NSF Proposal Summary DUE-1836603
1/19–12/20; $298,984

PARADIGMS IN PHYSICS: REPRESENTATIONS OF PARTIAL DERIVATIVES
David Roundy, Tevian Dray, Elizabeth Gire, & Corinne A. Manogue,

Overview

In 1996, the Paradigms in Physics Project at Oregon State University reformed the entire upper-division curriculum for physics majors. This reform involved both a rearrangement of content to better reflect the way professional physicists think about the field and also the infusion of a number of evidence-based interactive pedagogies that are known to engage students more effectively. The resulting curriculum has become a local and national model for curricular reform and includes a variety of active-engagement teaching strategies. The holistic approach of the Paradigms Project represents an essential complement to curriculum development projects that focus on a single course or subdiscipline of physics and to education research that focuses on a single concept at a time.

Key to the ongoing success of the Paradigms program has been a vibrant learning community of physics faculty that constantly adapts both the curriculum and the groups' processes and methods as the physics education research community progresses. The project team includes curriculum developers, education researchers, textbook authors, online textbook designers, recent adopters of curriculum materials from previous projects, and web development experts.

Intellectual Merit

Strand 1: Improved Online Dissemination of Curricular Materials: Using a rigorous user-centered design process this project will redesign the Paradigms Project's online curriculum dissemination website on the outside to make it more intuitive for users to find needed information. Employing a relational database for the structure underneath will allow for adding new layers of information about sequences of activities and courses.

Strand 2: Modular Online Mathematical Methods Text: Employing state-of-the-art software, this project will develop an open source, modular, online mathematical methods book for use in a just-in-time fashion in upper-division courses. Using PreTeXt and Sage will allow the inclusion of multiple types of collapsible text alongside embedded computer algebra coding and high-quality, interactive graphics.

Broader Impact

The gold standard for web dissemination of curricular materials is changing rapidly. For example, the National Science Digital Library has in many ways been superceded by modern search engines. The project activities represent second generation dissemination techniques.

Strand 1 will create a more effective website that will be used by faculty teaching upper-division physics courses across the nation. Many curriculum development groups are struggling to create a website that can be used effectively. The complex structure of our long-term project is a further challenge. One of the two major aggregators, PhysPort, simply links to our site. Making our site more usable for those wishing to adopt various aspects of the Paradigms materials will also make our site a model for how other curriculum development projects might achieve the same goals.
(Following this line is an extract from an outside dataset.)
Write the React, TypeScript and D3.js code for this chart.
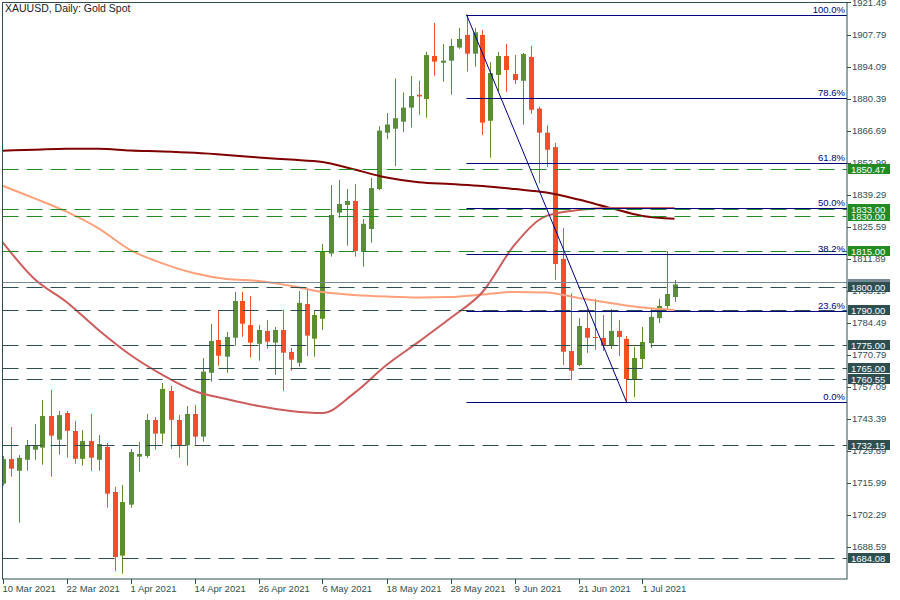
import React from "react";
import * as d3 from "d3";

const W = 900;
const H = 600;

// Date axis labels (bar index -> label)
const dateTickIdx = [0, 8, 16, 24, 32, 40, 48, 56, 64, 72, 80];
const dateTickLabels = [
  "10 Mar 2021", "22 Mar 2021", "1 Apr 2021", "14 Apr 2021", "26 Apr 2021",
  "6 May 2021", "18 May 2021", "28 May 2021", "9 Jun 2021", "21 Jun 2021", "1 Jul 2021",
];

// Daily OHLC, 10 Mar 2021 .. 7 Jul 2021
const opens = [
  1715.7, 1726.2, 1721.2, 1725.9, 1730.2, 1731.1, 1744.6, 1734.5, 1745.9, 1738.2,
  1726.3, 1733.9, 1725.9, 1731.4, 1712.1, 1684.9, 1706.7, 1727.2, 1727.5, 1742.9,
  1737.1, 1755.3, 1742.9, 1732.1, 1745.5, 1735.8, 1763.1, 1777.1, 1770.0, 1778.1,
  1793.8, 1783.5, 1775.5, 1781.0, 1776.0, 1781.4, 1772.0, 1767.4, 1792.5, 1777.7,
  1786.2, 1814.1, 1831.6, 1834.9, 1836.6, 1814.8, 1824.6, 1841.7, 1865.8, 1867.5,
  1870.5, 1876.5, 1882.0, 1880.2, 1898.6, 1895.7, 1896.6, 1902.2, 1907.6, 1899.6,
  1907.6, 1870.9, 1890.5, 1898.6, 1890.9, 1888.0, 1898.2, 1876.1, 1865.8, 1859.6,
  1811.8, 1772.4, 1766.4, 1782.3, 1778.4, 1778.0, 1774.6, 1781.0, 1777.6, 1760.4,
  1769.0, 1775.8, 1786.5, 1791.7, 1795.5,
];
const highs = [
  1727.5, 1739.9, 1727.9, 1734.4, 1741.2, 1751.5, 1755.7, 1746.8, 1746.8, 1742.5,
  1738.6, 1745.5, 1736.5, 1733.1, 1714.3, 1715.1, 1730.5, 1733.5, 1745.5, 1744.2,
  1758.7, 1757.5, 1745.0, 1748.9, 1749.3, 1769.4, 1784.0, 1790.0, 1780.5, 1797.7,
  1797.7, 1796.0, 1783.5, 1785.7, 1782.7, 1790.0, 1773.7, 1798.1, 1799.0, 1790.0,
  1818.2, 1843.4, 1845.6, 1841.7, 1843.9, 1828.9, 1846.4, 1868.6, 1874.2, 1889.0,
  1883.0, 1890.0, 1888.0, 1900.4, 1912.7, 1903.7, 1905.9, 1910.6, 1916.3, 1910.6,
  1909.7, 1896.0, 1900.3, 1903.7, 1899.0, 1899.9, 1902.9, 1876.9, 1868.8, 1861.4,
  1825.0, 1797.1, 1786.5, 1790.4, 1794.7, 1787.8, 1790.4, 1785.7, 1778.8, 1774.1,
  1782.7, 1790.4, 1794.7, 1815.2, 1802.8,
];
const lows = [
  1714.8, 1718.7, 1699.0, 1721.2, 1725.9, 1723.8, 1718.7, 1728.1, 1726.8, 1724.2,
  1723.4, 1721.2, 1721.2, 1705.4, 1678.3, 1677.2, 1705.4, 1720.8, 1726.7, 1730.2,
  1732.8, 1730.6, 1726.8, 1723.4, 1732.1, 1733.6, 1759.3, 1766.1, 1763.1, 1774.7,
  1778.5, 1769.6, 1768.3, 1773.4, 1762.3, 1755.4, 1764.0, 1765.7, 1770.3, 1770.0,
  1781.4, 1812.8, 1829.4, 1817.5, 1812.8, 1808.5, 1818.7, 1841.3, 1863.0, 1851.5,
  1866.0, 1868.0, 1873.5, 1872.2, 1890.2, 1887.6, 1882.0, 1901.7, 1891.9, 1894.0,
  1864.9, 1855.1, 1883.3, 1883.3, 1886.6, 1869.2, 1873.9, 1844.3, 1851.2, 1802.8,
  1766.4, 1760.0, 1766.0, 1771.6, 1772.9, 1772.4, 1773.3, 1770.3, 1750.6, 1752.7,
  1765.1, 1773.7, 1784.4, 1790.0, 1793.4,
];
const closes = [
  1726.2, 1722.1, 1726.7, 1732.2, 1732.2, 1744.6, 1736.2, 1745.0, 1738.3, 1726.3,
  1733.9, 1726.8, 1732.6, 1711.4, 1684.3, 1707.8, 1729.2, 1728.4, 1742.9, 1737.1,
  1756.2, 1743.0, 1732.1, 1745.5, 1735.8, 1763.6, 1776.7, 1770.4, 1778.4, 1793.8,
  1784.1, 1776.0, 1781.4, 1776.4, 1781.4, 1771.7, 1768.7, 1793.0, 1779.0, 1787.8,
  1815.2, 1830.6, 1835.3, 1836.6, 1815.2, 1826.8, 1842.1, 1866.7, 1869.3, 1872.0,
  1876.5, 1881.5, 1881.3, 1899.0, 1896.2, 1896.6, 1902.9, 1905.9, 1899.6, 1908.7,
  1870.1, 1891.3, 1898.6, 1892.6, 1888.3, 1899.4, 1875.6, 1865.8, 1858.5, 1809.6,
  1772.1, 1764.0, 1783.1, 1778.1, 1778.0, 1774.6, 1781.0, 1778.4, 1760.4, 1769.4,
  1776.3, 1787.0, 1791.7, 1796.8, 1800.9,
];

// Moving averages sampled every 4 bars
const maIdx = [0, 4, 8, 12, 16, 20, 24, 28, 32, 36, 40, 44, 48, 52, 56, 60, 64, 68, 72, 76, 80, 84];
const ma200 = [
  1858.1, 1858.5, 1858.95, 1858.95, 1858.2, 1857.8, 1857.2, 1856.3, 1855.2, 1854.3,
  1853.3, 1850.05, 1846.6, 1844.6, 1843.8, 1843.0, 1841.7, 1840.2, 1837.2, 1833.6, 1830.2, 1829.0,
];
const ma100 = [
  1843.1, 1837.7, 1832.0, 1824.9, 1815.6, 1809.9, 1805.65, 1803.2, 1802.4, 1800.35,
  1797.65, 1796.4, 1795.7, 1795.3, 1795.5, 1796.6, 1797.7, 1797.4, 1795.1, 1792.95, 1791.0, 1790.0,
];
const ma50 = [
  1819.0, 1803.2, 1793.4, 1781.4, 1770.7, 1762.2, 1755.3, 1751.9, 1748.9, 1746.8,
  1745.9, 1754.5, 1766.4, 1776.3, 1786.5, 1797.65, 1817.8, 1830.2, 1832.7, 1833.6, 1833.6, 1833.6,
];

// Right price axis
const priceTicks = [
  1921.49, 1907.79, 1894.09, 1880.39, 1866.69, 1852.99, 1839.29, 1825.59, 1811.89,
  1798.19, 1784.49, 1770.79, 1757.09, 1743.39, 1729.69, 1715.99, 1702.29, 1688.59,
];

// Horizontal levels
const greenLevels = [1850.47, 1830.0, 1833.0, 1815.0];
const darkLevels = [1800.0, 1790.0, 1775.0, 1765.0, 1760.55, 1732.15, 1684.08];

// Fibonacci retracement
const fibHigh = 1916.3;
const fibLow = 1750.6;
const fibHighIdx = 58;
const fibLowIdx = 78;
const fibRatios = [1, 0.786, 0.618, 0.5, 0.382, 0.236, 0];
const fibLabels = ["100.0%", "78.6%", "61.8%", "50.0%", "38.2%", "23.6%", "0.0%"];

const AX = "#2f4f4f";
const GREEN = "#228b22";
const NAVY = "#000080";
const UP = "#5b8f2d";
const DOWN = "#f44e24";
const FONT = "'Liberation Sans', Arial, sans-serif";

const L = 2.5, R = 847, T = 2.5, B = 579;

export default function App() {
  const x = d3.scaleLinear().domain([0, 105.5]).range([2.5, 846.5]);
  const y = d3.scaleLinear().domain([1674.9, 1922.55]).range([B, 0]);
  const py = (v: number) => Math.round(y(v)) + 0.5;

  const maLine = d3
    .line<number>()
    .x((_, i) => x(maIdx[i]))
    .y((d) => y(d))
    .curve(d3.curveMonotoneX);

  const lastClose = closes[closes.length - 1];
  const fibX0 = x(fibHighIdx);

  const box = (v: number, color: string, key: string, label?: string) => {
    const cy = y(v);
    return (
      <g key={key}>
        <rect x={848} y={Math.round(cy) - 5} width={42} height={10} fill={color} />
        <text x={851} y={Math.round(cy) + 3.5} fontSize={9.5} fill="#fff" fontFamily={FONT}>
          {label ?? v.toFixed(2)}
        </text>
      </g>
    );
  };

  return (
    <svg
      width={W}
      height={H}
      style={{ position: "absolute", left: 0, top: 0, background: "#fff" }}
    >
      <defs>
        <clipPath id="plot">
          <rect x={L} y={T} width={R - L} height={B - T} />
        </clipPath>
      </defs>
      <rect x={0} y={0} width={W} height={H} fill="#fff" />

      {/* price ticks */}
      {priceTicks.map((t) => (
        <g key={"pt" + t}>
          <line x1={R} x2={R + 4} y1={py(t)} y2={py(t)} stroke={AX} />
          <text x={852} y={y(t) + 3.5} fontSize={9.5} fill={AX} fontFamily={FONT}>
            {t.toFixed(2)}
          </text>
        </g>
      ))}

      {/* date ticks */}
      {dateTickIdx.map((d, i) => (
        <g key={"dt" + d}>
          <line x1={Math.round(x(d)) + 0.5} x2={Math.round(x(d)) + 0.5} y1={B} y2={B + 5} stroke={AX} />
          <text x={x(d)} y={592} fontSize={9.5} fill={AX} fontFamily={FONT}>
            {dateTickLabels[i]}
          </text>
        </g>
      ))}

      <g clipPath="url(#plot)">
        {/* candles */}
        {opens.map((o, i) => {
          const c = closes[i];
          const up = c >= o;
          const col = up ? UP : DOWN;
          const cx = Math.round(x(i));
          const top = y(Math.max(o, c));
          const bot = y(Math.min(o, c));
          return (
            <g key={"c" + i}>
              <line
                x1={cx + 0.5}
                x2={cx + 0.5}
                y1={y(highs[i])}
                y2={y(lows[i])}
                stroke={col}
                strokeWidth={1}
              />
              <rect x={cx - 2} y={top} width={5} height={Math.max(1, bot - top)} fill={col} />
            </g>
          );
        })}

        {/* moving averages */}
        <path d={maLine(ma200) || ""} fill="none" stroke="#800000" strokeWidth={2} />
        <path d={maLine(ma100) || ""} fill="none" stroke="#ffa07a" strokeWidth={2} />
        <path d={maLine(ma50) || ""} fill="none" stroke="#cd5c5c" strokeWidth={2} />

        {/* current price line */}
        <line x1={L} x2={R} y1={py(lastClose) - 2} y2={py(lastClose) - 2} stroke="#778899" />

        {/* horizontal levels */}
        {greenLevels.map((v) => (
          <line key={"gl" + v} x1={L} x2={R} y1={py(v)} y2={py(v)} stroke={GREEN} strokeDasharray="16,8" />
        ))}
        {darkLevels.map((v) => (
          <line key={"dl" + v} x1={L} x2={R} y1={py(v)} y2={py(v)} stroke={AX} strokeDasharray="16,8" />
        ))}

        {/* fibonacci */}
        <line x1={fibX0} y1={y(fibHigh)} x2={x(fibLowIdx)} y2={y(fibLow)} stroke={NAVY} strokeWidth={1} />
        {fibRatios.map((r, i) => {
          const v = fibLow + (fibHigh - fibLow) * r;
          return (
            <g key={"fib" + r}>
              <line x1={fibX0} x2={R} y1={py(v)} y2={py(v)} stroke={NAVY} />
              <text
                x={845}
                y={py(v) - 3}
                fontSize={9.5}
                textAnchor="end"
                fill={NAVY}
                fontFamily={FONT}
              >
                {fibLabels[i]}
              </text>
            </g>
          );
        })}
      </g>

      {/* frame */}
      <rect x={L} y={T} width={R - L} height={B - T} fill="none" stroke={AX} />

      {/* value boxes */}
      {box(lastClose, "#778899", "cur")}
      {greenLevels.map((v) => box(v, GREEN, "gb" + v))}
      {darkLevels.map((v) => box(v, AX, "db" + v))}

      <text x={5} y={12} fontSize={10.5} fill="#222" fontFamily={FONT}>
        XAUUSD, Daily:  Gold Spot
      </text>
    </svg>
  );
}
The textbook in Strand 2 will document the content, language, and interactive nature of Paradigms courses as a living curriculum, whose continuous further development is driven by what happens in the classroom, thus providing a resource not only to our own students, but also to our colleagues in mathematics, physics, and science education, both at OSU and at other institutions. Furthermore, our deliberate choice to present mathematical concepts in physics language provides both mathematics and physics instructors with a window into the culture of the other discipline. Not only does it help students to see familiar concepts in linear algebra expressed in the bra/ket language of quantum mechanics, but it is equally enlightening for mathematics instructors to be exposed to this usage.